S1 x N1/Nf1 + S2 x N2/Nf2 +....= K

This is the summation of damages at various loads. The cycles to failure at various loading should be tested.

I am skeptical that micro examination of material will lead to conclusions of life remaining.
 
Can your current yield strength state be ploted on the fatique curve to estimate life?
 
Boo1,

Fatigue strength doesn't correlate well with YS like it does with UTS.

Tsukuba,

Is the fatigue eval. stressing enough to eventually cause cracking? If you know the stresses and cycles pretty well you might be able to calculate an estimate-assuming the service cond. are also well known.

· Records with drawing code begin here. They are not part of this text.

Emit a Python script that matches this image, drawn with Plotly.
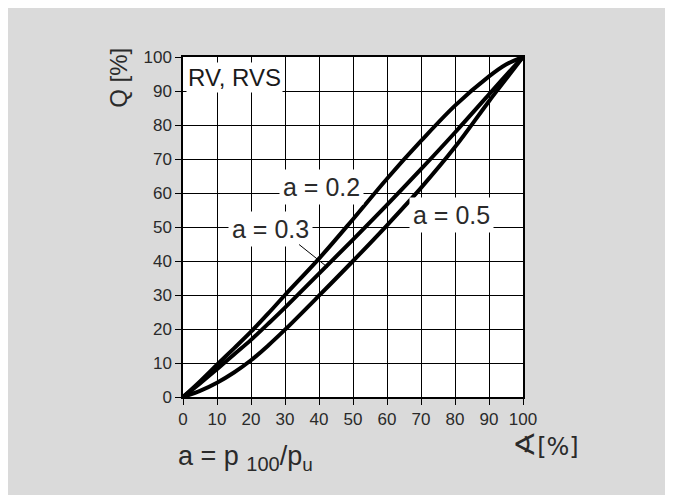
import plotly.graph_objects as go

# Valve stroke (x) in %
stroke = [0, 5, 10, 15, 20, 25, 30, 40, 50, 60, 70, 80, 90, 95, 100]
# Flow Q in % for each valve authority
q_a02 = [0, 4.6, 9.5, 14.3, 19.2, 24.5, 30.0, 40.7, 52.3, 64.2, 75.3, 85.7, 94.3, 97.8, 100]
q_a03 = [0, 4.0, 8.2, 12.5, 16.8, 21.5, 26.3, 36.3, 46.3, 56.5, 67.0, 77.8, 89.0, 94.6, 100]
q_a05 = [0, 1.8, 4.2, 7.2, 10.8, 15.1, 19.8, 29.8, 40.0, 50.5, 61.5, 73.5, 87.0, 93.5, 100]

ticks = [0, 10, 20, 30, 40, 50, 60, 70, 80, 90, 100]

labels = ["a = 0.2", "a = 0.3", "a = 0.5"]
label_x = [40.8, 25.8, 79.0]
label_y = [61.8, 49.4, 53.5]

leader_from = (33.7, 45.2)
leader_to = (42.6, 38.1)

FONT = "Liberation Sans, Arial, sans-serif"
TXT = "#2a2a2a"

fig = go.Figure()
for q in (q_a02, q_a03, q_a05):
    fig.add_trace(go.Scatter(
        x=stroke, y=q, mode="lines",
        line=dict(color="black", width=4, shape="spline", smoothing=1.0),
        showlegend=False, hoverinfo="skip"))

axis_common = dict(
    range=[0, 100], tickvals=ticks, ticktext=[str(t) for t in ticks],
    showgrid=True, gridcolor="black", gridwidth=1.3,
    showline=True, linecolor="black", linewidth=1.5, mirror=True,
    ticks="outside", ticklen=6, tickwidth=1.3, tickcolor="black",
    zeroline=False, fixedrange=True,
    tickfont=dict(family=FONT, size=17, color=TXT),
)
fig.update_xaxes(**axis_common)
fig.update_yaxes(**axis_common)

for t, x, y in zip(labels, label_x, label_y):
    fig.add_annotation(x=x, y=y, xref="x", yref="y", text=t, showarrow=False,
                       font=dict(family=FONT, size=25, color=TXT),
                       bgcolor="white", borderpad=3)

fig.add_annotation(x=leader_to[0], y=leader_to[1], ax=leader_from[0], ay=leader_from[1],
                   xref="x", yref="y", axref="x", ayref="y", text="",
                   showarrow=True, arrowhead=0, arrowwidth=1, arrowcolor="black")

fig.add_annotation(x=0.008, y=0.985, xref="paper", yref="paper", xanchor="left", yanchor="top",
                   text="RV, RVS", showarrow=False,
                   font=dict(family=FONT, size=24, color="#1a1a1a"),
                   bgcolor="white", borderpad=1)

fig.add_annotation(x=-0.19, y=0.94, xref="paper", yref="paper", xanchor="center", yanchor="middle",
                   text="Q [%]", textangle=-90, showarrow=False,
                   font=dict(family=FONT, size=24, color=TXT))

fig.add_annotation(x=1.065, y=-0.14, xref="paper", yref="paper", xanchor="center", yanchor="middle",
                   text="<span style='font-size:30px'>∢</span>[%]", showarrow=False,
                   font=dict(family="DejaVu Sans, " + FONT, size=24, color=TXT))

fig.add_annotation(x=-0.02, y=-0.18, xref="paper", yref="paper", xanchor="left", yanchor="middle",
                   text="a = p <sub><span style='font-size:20px'>100</span></sub>/p<sub>u</sub>",
                   showarrow=False,
                   font=dict(family=FONT, size=27, color=TXT))

fig.update_layout(
    width=665, height=487,
    margin=dict(l=175, r=150, t=49, b=98),
    paper_bgcolor="#dadada", plot_bgcolor="white",
)

fig.write_html("out.html")
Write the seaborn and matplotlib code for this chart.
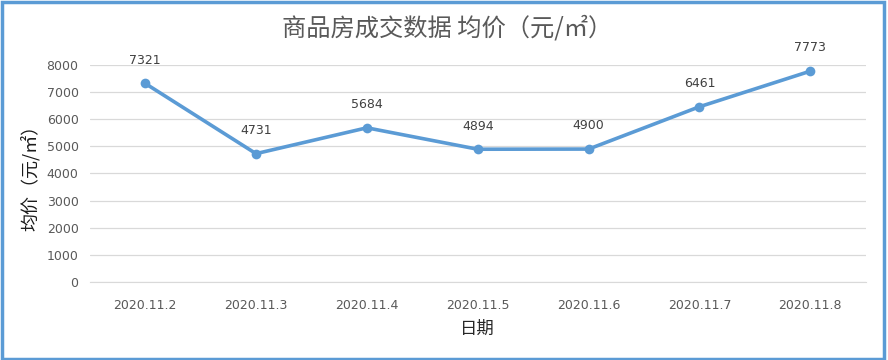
import matplotlib
matplotlib.use("Agg")
import matplotlib.pyplot as plt
import seaborn as sns
import pandas as pd
from matplotlib.patches import Rectangle

# data
dates = ["2020.11.2", "2020.11.3", "2020.11.4", "2020.11.5", "2020.11.6", "2020.11.7", "2020.11.8"]
prices = [7321, 4731, 5684, 4894, 4900, 6461, 7773]

df = pd.DataFrame({"date": dates, "price": prices})

sns.set_style("white")
plt.rcParams['font.family'] = ['Noto Sans CJK SC', 'DejaVu Sans']

fig = plt.figure(figsize=(8.88, 3.6), dpi=100)
ax = fig.add_axes([0.101, 0.2167, 0.874, 0.6028])

line_color = '#5B9BD5'
sns.lineplot(data=df, x="date", y="price", ax=ax, color=line_color,
             linewidth=2.6, marker='o', markersize=7, markeredgewidth=0,
             sort=False)

ax.set_xlim(-0.5, len(dates) - 0.5)
ax.set_ylim(0, 8000)
ax.set_yticks(range(0, 8001, 1000))

# data labels
for i, v in enumerate(prices):
    ax.annotate(f"{v}", (i, v), xytext=(0, 12), textcoords='offset points',
                ha='center', va='bottom', fontsize=9, color='#404040',
                family='DejaVu Sans')

ax.grid(axis='y', color='#D9D9D9', linewidth=0.9)
ax.set_axisbelow(True)
for s in ['top', 'right', 'left']:
    ax.spines[s].set_visible(False)
ax.spines['bottom'].set_color('#D9D9D9')
ax.tick_params(axis='both', length=0, labelsize=9, colors='#595959', pad=12)
ax.tick_params(axis='y', pad=8)
for lbl in ax.get_xticklabels() + ax.get_yticklabels():
    lbl.set_family('DejaVu Sans')

ax.set_xlabel("日期", fontsize=12.5, color='#262626', labelpad=6)
ax.set_ylabel("均价（元/㎡）", fontsize=13, color='#1a1a1a', labelpad=5)
fig.text(0.503, 0.922, "商品房成交数据 均价（元/㎡）", ha='center', va='center',
         fontsize=17.5, color='#595959')

# blue frame round the chart
fig.patches.append(Rectangle((0.002, 0.004), 0.994, 0.99, transform=fig.transFigure,
                             fill=False, edgecolor=line_color, linewidth=2.5))

plt.savefig("out.png", dpi=100)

Otherwise you can use the replica method. It is commonly done on turbine shafts etc. if there is a known area where cracks will start-such as a keyway, etc.
 

Metalguy,
I suppose I don't know the previous record of the fatigued structure.
Dose it mean we cannot estimate its remaining fatigue life by a nondestruction method in this case?
 
No, but I think it pretty much eliminates trying to calculate it. Is your structure steel or Ti (or Ti alloy), which have an infinite cyclic life provided the stresses are below some value, or Al etc. which do not have such a limit?

I think the only practical way to use a NDE method is the plastic replica. They can provide amazing detail, and identify very tiny cracks. You'd have to know where the stresses were 9and will be) highest in order to avoid having to replicate the whole thing.

What sort of structure do you have?
 
Metalguy,

The fatigued structure is stainless steel.

The plastic replica method can provide information about the tiny cracks only on the surface. Even we know these tuny cracks exist, we still cannot say how long the remaining service life of the structure has.
 
If you make the assumption that you already have some tiny fatigue cracks, then you must deal with the propagation phase-much easier than the initiation.

Periodic NDE, using methods such as UT, eddy current, penetrant testing are what you need to do, unless you are very sure of the future stresses and cycles. Even then it's still a good idea to perform the NDE.

If you don't know much about the stresses except that they do not change (level and cyclic nature), you will be able to predict the usefull life AFTER you build a database via NDE for your particular application.

If you aren't sure the stresses will stay the same during use, you don't have much choice except to perform periodic NDE.
 
Thanks Metalguy,
The plastic replica may be the only NDE method to evaluate the remaining fatigue life.
 
An update:

A more correct relationship of stress and cycles would be:

S^3 x N = const

If this is evaluated at failure, then

S1^3 x N1 + S2^3 x N2 + ... = const for several stresses and associated cycles.